HOWEVER, that calculation only works if all 10 characters were generated uniformly and randomly. Humans are terrible at this. Now, maybe your trick for turning words into safe passwords is great, but there is no way to be sure. Sadly, remembering 10 random characters is hard.
Luckily, easy to remember and strong passwords are possible. The system I would recommend is diceware: www.diceware.com
That diceware system is complete Snowden-level paranoia. Close the curtains! Burn after reading! For everyday techie joe a passphrase + a memorized complex password is just enough. If you're on the internet asking for a strong password method and reading diceware.com you may have your priorities set wrong like an untrained spy.
I would love to see a comparison between where physically and which modifiers are used for each character are, and the strength of a password.
Is a password which is very easy/comfortable to type out physically any more/less strong than another of the same length?
I ask this because I often use a visual pattern on the keyboard for a password and I don't recall which characters they may be, but I recall the pattern in need to type out on a qwerty kb
There was a nice comic/picture of this. I tend to follow it. Basically using 3-4 short words as a phrase instead of random characters. You can toss special characters inbetween/before/after. They are also much easier to remember. Password "FoolMeOnce!ShameOnMe" for example.
Well, it was an example, but I agree. For everything that I can I use keepass with better autogenerated random passwords, but for things like home WiFi and others that I may have to type in manually I'll use a phrase like this. A more random phrase is certainly more secure.
log2(10^16) = 53 bits of entropy or 300 years if your attacker can do a million guesses per second (the link says 1000 keys per second, but that's on the CPU).
You could also use `cat /usr/share/dict/words` instead of the `curl`, which is a much larger word list, but you get impractical passwords like "globular cellulose's malnutrition's dangling".
shuf is not a crypto tool, and the GNU coreutils are written to be cross-platform, even where /dev/urandom doesn't exist, or is unreliable. That's my guess, at least.
Wifi password cracking is only around 1000X slower than a SHA256 brute-force if I remember right. So your password needs to be secure enough that if a hash of it was leaked it would never be cracked.... So very strong.
WPA enterprise using certificates is usually much harder to crack since you need to interrogate server, you can't just brute force hash. This method only really applies to PSK mode (home networks and small businesses usually)
That should be enough, but keep in mind that you might be entering the password on a lot of non-keyboards. 20 lowercase letters is faster and far more secure. Even 14-15 lowercase letters is soundly better.
If you consider your random keyspace with 26 * 2 chars + 10 numbers + 20ish special chars then to crack 10 letters you'll have to try an average of ((26 * 2 + 10 + 20) ^ 10) / 2 = 6.8724016e+18 keys. If you then assume around 3 million hashes per second it still takes around 72641 days to crack your password.

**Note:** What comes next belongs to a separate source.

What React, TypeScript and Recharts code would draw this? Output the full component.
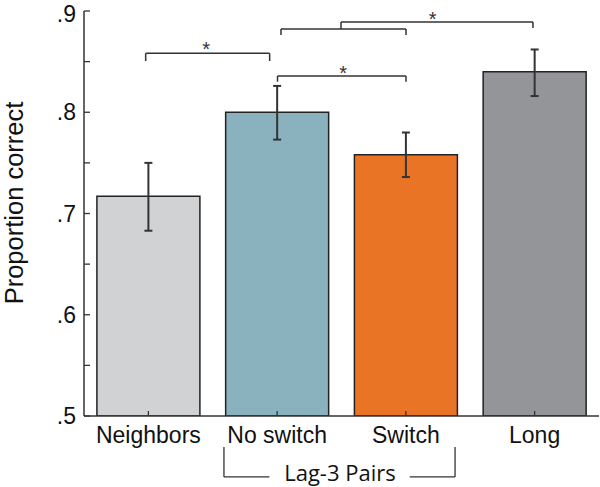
import React from "react";
import {
  BarChart,
  Bar,
  XAxis,
  YAxis,
  ErrorBar,
  Cell,
  ReferenceLine,
  ReferenceDot,
  Label,
} from "recharts";

// conditions and mean proportion correct
const conditions = ["Neighbors", "No switch", "Switch", "Long"];
const means = [0.717, 0.8, 0.758, 0.84];
// [below, above] error extents
const errors: [number, number][] = [
  [0.034, 0.033],
  [0.027, 0.026],
  [0.022, 0.022],
  [0.024, 0.022],
];
const barColors = ["#d1d2d4", "#8ab1be", "#e97425", "#949599"];

const yTicks = [0.5, 0.55, 0.6, 0.65, 0.7, 0.75, 0.8, 0.85, 0.9];
const yLabels: Record<string, string> = {
  "0.5": ".5",
  "0.6": ".6",
  "0.7": ".7",
  "0.8": ".8",
  "0.9": ".9",
};

// significance brackets, x in category units (0..4), y in proportion
const sigSegments: [number, number, number, number][] = [
  // Neighbors vs No switch
  [0.479, 0.8506, 0.479, 0.8582],
  [0.479, 0.8582, 1.442, 0.8582],
  [1.442, 0.8582, 1.442, 0.8506],
  // No switch vs Switch (lower)
  [1.503, 0.8302, 1.503, 0.8358],
  [1.503, 0.8358, 2.501, 0.8358],
  [2.501, 0.8358, 2.501, 0.8302],
  // No switch + Switch pair
  [1.53, 0.8763, 1.53, 0.8822],
  [1.53, 0.8822, 2.501, 0.8822],
  [2.501, 0.8822, 2.501, 0.8763],
  // pair vs Long
  [1.996, 0.8822, 1.996, 0.8891],
  [1.996, 0.8891, 3.487, 0.8891],
  [3.487, 0.8891, 3.487, 0.8832],
];
const stars: [number, number][] = [
  [0.948, 0.8684],
  [2.012, 0.8447],
  [2.708, 0.898],
];

// "Lag-3 Pairs" grouping bracket under the axis
const groupSegments: [number, number, number, number][] = [
  [1.087, 0.4694, 1.087, 0.4398],
  [1.087, 0.4398, 1.44, 0.4398],
  [2.53, 0.4398, 2.882, 0.4398],
  [2.882, 0.4398, 2.882, 0.4694],
];
const groupLabel = { x: 1.988, y: 0.4437, text: "Lag-3 Pairs" };

const data = conditions.map((name, i) => ({
  name,
  pos: i + 0.5,
  value: means[i],
  err: errors[i],
}));

const FONT = "Liberation Sans, Arial, Helvetica, sans-serif";

const YTick = (props: any) => {
  const { x, y, payload } = props;
  const lbl = yLabels[String(+payload.value.toFixed(2))];
  // keep the top label inside the picture
  const dy = Math.max(8, 21.5 - y);
  return (
    <g>
      <line x1={x} x2={x + 6} y1={y} y2={y} stroke="#333" strokeWidth={1.3} />
      {lbl && (
        <text
          x={x - 8}
          y={y}
          dy={dy}
          textAnchor="end"
          fontSize={23}
          fontFamily={FONT}
          fill="#111"
        >
          {lbl}
        </text>
      )}
    </g>
  );
};

const XTick = (props: any) => {
  const { x, y, payload } = props;
  return (
    <g>
      <line x1={x} x2={x} y1={y} y2={y - 5} stroke="#333" strokeWidth={1.3} />
      <text
        x={x}
        y={y + 26.5}
        textAnchor="middle"
        fontSize={23}
        fontFamily={FONT}
        fill="#111"
      >
        {payload.value}
      </text>
    </g>
  );
};

export default function App() {
  return (
    <div style={{ position: "absolute", left: 0, top: 0, background: "#fff" }}>
      <BarChart
        width={600}
        height={487}
        data={data}
        margin={{ top: 11, right: 1, bottom: 31, left: 0 }}
        barCategoryGap={12.9}
        style={{ overflow: "visible" }}
      >
        <XAxis
          dataKey="name"
          height={40}
          axisLine={{ stroke: "#333", strokeWidth: 1.5 }}
          tickLine={false}
          tickSize={0}
          tickMargin={0}
          tick={<XTick />}
          interval={0}
        />
        <XAxis
          xAxisId="pos"
          dataKey="pos"
          type="number"
          domain={[0, 4]}
          ticks={[0, 1, 2, 3, 4]}
          allowDataOverflow
          hide
        />
        <YAxis
          width={84}
          domain={[0.5, 0.9]}
          ticks={yTicks}
          allowDataOverflow
          axisLine={{ stroke: "#333", strokeWidth: 1.5 }}
          tickLine={false}
          tickSize={0}
          tickMargin={0}
          tick={<YTick />}
          interval={0}
        >
          <Label
            content={() => (
              <text
                x={23}
                y={203}
                transform="rotate(-90, 23, 203)"
                textAnchor="middle"
                fontSize={25.5}
                fontFamily={FONT}
                fill="#111"
              >
                Proportion correct
              </text>
            )}
          />
        </YAxis>
        <Bar
          dataKey="value"
          isAnimationActive={false}
          stroke="#222"
          strokeWidth={1.5}
        >
          {data.map((d, i) => (
            <Cell key={d.name} fill={barColors[i]} />
          ))}
          <ErrorBar
            dataKey="err"
            width={4}
            stroke="#333"
            strokeWidth={2}
            direction="y"
          />
        </Bar>
        {sigSegments.map(([x1, y1, x2, y2], i) => (
          <ReferenceLine
            key={"s" + i}
            xAxisId="pos"
            segment={[
              { x: x1, y: y1 },
              { x: x2, y: y2 },
            ]}
            stroke="#333"
            strokeWidth={1.5}
            ifOverflow="visible"
          />
        ))}
        {stars.map(([x, y], i) => (
          <ReferenceDot
            key={"st" + i}
            xAxisId="pos"
            x={x}
            y={y}
            r={0}
            ifOverflow="visible"
            label={{
              value: "*",
              position: "center",
              fontSize: 20,
              fill: "#333",
              fontFamily: FONT,
              dy: 6,
            }}
          />
        ))}
        {groupSegments.map(([x1, y1, x2, y2], i) => (
          <ReferenceLine
            key={"g" + i}
            xAxisId="pos"
            segment={[
              { x: x1, y: y1 },
              { x: x2, y: y2 },
            ]}
            stroke="#333"
            strokeWidth={1.3}
            ifOverflow="visible"
          />
        ))}
        <ReferenceDot
          xAxisId="pos"
          x={groupLabel.x}
          y={groupLabel.y}
          r={0}
          ifOverflow="visible"
          label={{
            value: groupLabel.text,
            position: "center",
            fontSize: 22,
            fill: "#111",
            fontFamily: "Open Sans, Segoe UI, sans-serif",
          }}
        />
      </BarChart>
    </div>
  );
}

Edit: As another comment said, just make sure it's not easy to guess based on rainbow tables and whatnot
I read in many places that the easiest way to generate a really strong password is to memorize a fairly long sentence and use the first letter of each word.
However definitely DONT use a quote or lyrics. Needs to be something unique.
Would you please simply type "whatever", instead of this "W/E" nonsense? Considering the amount of 8+ character adjectives you used, you clearly aren't trying to be less verbose.
You understood him perfectly well, what exactly is your criticism? If he agrees to comply to your arbitrary standards of style, only to say the exact same thing, will you agree to "please simply" refrain from being obnoxious for no reason?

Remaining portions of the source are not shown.